Stated problem: Extract the lines of the material below, beginning with the first and ending with the line that holds "6200, 7100, 7890]". Skip every picture.

BEGIN Collected data

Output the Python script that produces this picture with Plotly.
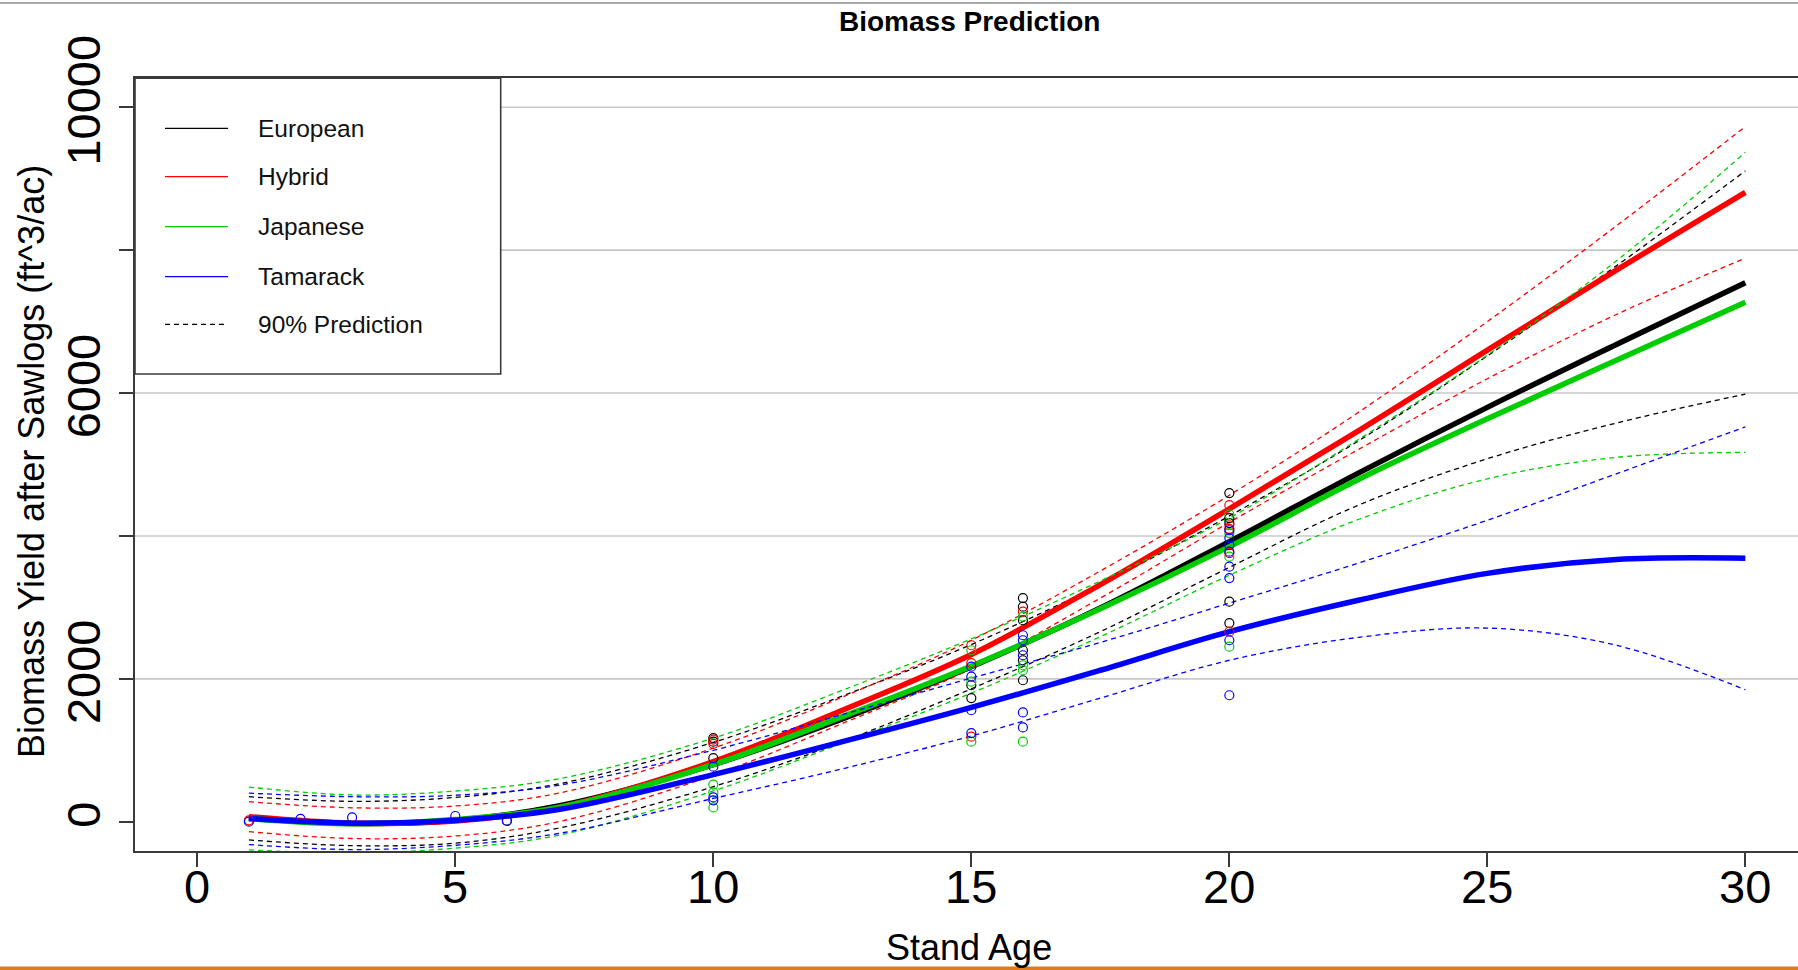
import plotly.graph_objects as go

# ---------------- data ----------------
ages = [1, 3, 5, 7, 10, 12.5, 15, 17.5, 20, 22.5, 25, 27.5, 30]

european_fit = [50, -25, 20, 220, 800, 1440, 2170, 2990, 3920, 4880, 5800, 6680, 7545]
european_upper = [350, 285, 340, 530, 1110, 1760, 2480, 3320, 4280, 5330, 6520, 7780, 9110]
european_lower = [-255, -335, -300, -90, 490, 1120, 1860, 2660, 3560, 4430, 5080, 5580, 5985]

hybrid_fit = [70, -20, 10, 200, 840, 1560, 2340, 3320, 4380, 5470, 6600, 7720, 8810]
hybrid_upper = [280, 195, 220, 400, 1030, 1745, 2540, 3510, 4570, 5730, 7000, 8340, 9730]
hybrid_lower = [-140, -235, -200, 0, 650, 1375, 2140, 3130, 4190, 5210, 6200, 7100, 7890]

japanese_fit = [45, -30, 30, 200, 800, 1470, 2180, 2980, 3850, 4790, 5640, 6460, 7270]
japanese_upper = [485, 375, 430, 600, 1170, 1840, 2560, 3370, 4250, 5350, 6530, 7850, 9370]
japanese_lower = [-395, -435, -370, -190, 430, 1100, 1800, 2590, 3450, 4230, 4800, 5100, 5170]

tamarack_fit = [45, -20, 20, 170, 660, 1120, 1600, 2120, 2660, 3100, 3476, 3670, 3687]
tamarack_upper = [400, 350, 370, 510, 1000, 1500, 2010, 2510, 3060, 3620, 4220, 4870, 5527]
tamarack_lower = [-320, -390, -330, -165, 325, 740, 1200, 1730, 2260, 2580, 2710, 2470, 1847]

european_pts_x = [6, 10, 10, 10, 15, 15, 16, 16, 16, 16, 16, 16, 20, 20, 20, 20, 20]
european_pts_y = [15, 1170, 1120, 890, 1910, 1730, 3130, 3010, 2820, 2400, 2260, 1980, 4600, 4250, 4180, 3080, 2780]

hybrid_pts_x = [1, 10, 10, 15, 15, 15, 16, 20, 20, 20, 20, 20]
hybrid_pts_y = [20, 1150, 1090, 2470, 2220, 1190, 2940, 4430, 4150, 4100, 3760, 2660]

japanese_pts_x = [10, 10, 10, 15, 15, 15, 16, 16, 16, 16, 20, 20, 20, 20]
japanese_pts_y = [520, 410, 200, 2400, 1960, 1120, 2870, 2190, 2120, 1120, 4300, 4040, 3710, 2450]

tamarack_pts_x = [1, 2, 3, 5, 6, 10, 10, 10, 15, 15, 15, 15, 16, 16, 16, 16, 16,
                  20, 20, 20, 20, 20, 20, 20, 20]
tamarack_pts_y = [0, 40, 60, 80, 10, 770, 340, 300, 2170, 2030, 1560, 1240, 2610, 2540, 2330, 1530, 1320,
                  4080, 3970, 3870, 3780, 3570, 3410, 2540, 1770]

x_ticks = [0, 5, 10, 15, 20, 25, 30]
x_ticktext = ["0", "5", "10", "15", "20", "25", "30"]
y_ticks = [0, 2000, 4000, 6000, 8000, 10000]
y_ticktext = ["0", "2000", "", "6000", "", "10000"]
grid_y = [2000, 4000, 6000, 8000, 10000]

legend_names = ["European", "Hybrid", "Japanese", "Tamarack", "90% Prediction"]

# ---------------- styling ----------------
W, H = 1798, 970
L, R, T, B = 135, 0, 78, 119
FONT = "Arial, Liberation Sans, sans-serif"
BLACK, RED, GREEN, BLUE = "#000000", "#FF0000", "#00CD00", "#0000FF"
AXC = "#3a3a3a"
DASH = "5px,4px"


def px_x(px):
    return (px - L) / (W - L - R)


def px_y(py):
    return (H - B - py) / (H - T - B)


fig = go.Figure()

species = [
    ("European", BLACK, european_fit, european_upper, european_lower),
    ("Hybrid", RED, hybrid_fit, hybrid_upper, hybrid_lower),
    ("Japanese", GREEN, japanese_fit, japanese_upper, japanese_lower),
    ("Tamarack", BLUE, tamarack_fit, tamarack_upper, tamarack_lower),
]

for name, col, fit, up, lo in species:
    for band in (up, lo):
        fig.add_trace(go.Scatter(
            x=ages, y=band, mode="lines", line_shape="spline",
            line=dict(color=col, width=1.3, dash=DASH),
            showlegend=False, hoverinfo="skip"))
    fig.add_trace(go.Scatter(
        x=ages, y=fit, mode="lines", line_shape="spline",
        line=dict(color=col, width=5.5), name=name, showlegend=False))

for xs, ys, col in [(european_pts_x, european_pts_y, BLACK),
                    (hybrid_pts_x, hybrid_pts_y, RED),
                    (japanese_pts_x, japanese_pts_y, GREEN),
                    (tamarack_pts_x, tamarack_pts_y, BLUE)]:
    fig.add_trace(go.Scatter(
        x=xs, y=ys, mode="markers",
        marker=dict(symbol="circle-open", size=9, color=col, line=dict(width=1.2, color=col)),
        showlegend=False))

shapes = []
for gy in grid_y:
    shapes.append(dict(type="line", xref="paper", yref="y", x0=0, x1=1, y0=gy, y1=gy,
                       line=dict(color="#c8c8c8", width=1.6), layer="below"))

# legend box
shapes.append(dict(type="rect", xref="paper", yref="paper",
                   x0=px_x(135), x1=px_x(500.7), y0=px_y(374), y1=px_y(78.3),
                   fillcolor="white", line=dict(color=AXC, width=1.6), layer="above"))
row_y = [128.3, 176.7, 226.7, 276.7, 324.3]
row_col = [BLACK, RED, GREEN, BLUE, BLACK]
annotations = []
for i, nm in enumerate(legend_names):
    shapes.append(dict(type="line", xref="paper", yref="paper",
                       x0=px_x(165), x1=px_x(228), y0=px_y(row_y[i]), y1=px_y(row_y[i]),
                       line=dict(color=row_col[i], width=1.3,
                                 dash=DASH if i == 4 else "solid"),
                       layer="above"))
    annotations.append(dict(xref="paper", yref="paper", x=px_x(256), y=px_y(row_y[i]),
                            text=nm, showarrow=False, xanchor="left", yanchor="middle",
                            font=dict(family=FONT, size=24.5, color="#111111")))

# x tick labels (placed closer to the axis, as in the reference)
for tv, tt in zip(x_ticks, x_ticktext):
    annotations.append(dict(xref="x", yref="paper", x=tv, y=px_y(886),
                            text=tt, showarrow=False, xanchor="center", yanchor="middle",
                            font=dict(family=FONT, size=47, color="#000000")))

# top thin gray rule and bottom orange rule of the screenshot
shapes.append(dict(type="line", xref="paper", yref="paper", x0=px_x(0), x1=px_x(W),
                   y0=px_y(3), y1=px_y(3), line=dict(color="#a8a8a8", width=2), layer="above"))
shapes.append(dict(type="rect", xref="paper", yref="paper", x0=px_x(0), x1=px_x(W),
                   y0=px_y(970), y1=px_y(966.5), fillcolor="#E07B1A", line=dict(width=0),
                   layer="above"))

annotations.append(dict(xref="paper", yref="paper", x=px_x(969), y=px_y(22),
                        text="<b>Biomass Prediction</b>", showarrow=False,
                        xanchor="center", yanchor="middle",
                        font=dict(family=FONT, size=28, color="#000000")))
annotations.append(dict(xref="paper", yref="paper", x=px_x(969), y=px_y(947),
                        text="Stand Age", showarrow=False,
                        xanchor="center", yanchor="middle",
                        font=dict(family=FONT, size=36, color="#000000")))
annotations.append(dict(xref="paper", yref="paper", x=px_x(32), y=px_y(462),
                        text="Biomass Yield after Sawlogs (ft^3/ac)", showarrow=False,
                        textangle=-90, xanchor="center", yanchor="middle",
                        font=dict(family=FONT, size=36, color="#000000")))

fig.update_layout(
    width=W, height=H,
    margin=dict(l=L, r=R, t=T, b=B, pad=0),
    paper_bgcolor="white", plot_bgcolor="white",
    showlegend=False,
    shapes=shapes, annotations=annotations,
    font=dict(family=FONT, color="#000000"),
)
fig.update_xaxes(
    range=[-1.207, 31.02], tickvals=x_ticks, ticks="outside", ticklen=14, tickwidth=1.5,
    tickcolor=AXC, showline=True, linecolor=AXC, linewidth=2, mirror=True,
    showgrid=False, zeroline=False, showticklabels=False,
)
fig.update_yaxes(
    range=[-410, 10410], tickvals=y_ticks, ticktext=y_ticktext, ticks="outside", ticklen=14,
    tickwidth=1.5, tickcolor=AXC, showline=True, linecolor=AXC, linewidth=2, mirror=False,
    showgrid=False, zeroline=False, tickangle=-90,
    tickfont=dict(family=FONT, size=47, color="#000000"),
)

fig.write_html("out.html")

END Collected data

Worked answer:
Output the Python script that produces this picture with Plotly.
import plotly.graph_objects as go

# ---------------- data ----------------
ages = [1, 3, 5, 7, 10, 12.5, 15, 17.5, 20, 22.5, 25, 27.5, 30]

european_fit = [50, -25, 20, 220, 800, 1440, 2170, 2990, 3920, 4880, 5800, 6680, 7545]
european_upper = [350, 285, 340, 530, 1110, 1760, 2480, 3320, 4280, 5330, 6520, 7780, 9110]
european_lower = [-255, -335, -300, -90, 490, 1120, 1860, 2660, 3560, 4430, 5080, 5580, 5985]

hybrid_fit = [70, -20, 10, 200, 840, 1560, 2340, 3320, 4380, 5470, 6600, 7720, 8810]
hybrid_upper = [280, 195, 220, 400, 1030, 1745, 2540, 3510, 4570, 5730, 7000, 8340, 9730]
hybrid_lower = [-140, -235, -200, 0, 650, 1375, 2140, 3130, 4190, 5210, 6200, 7100, 7890]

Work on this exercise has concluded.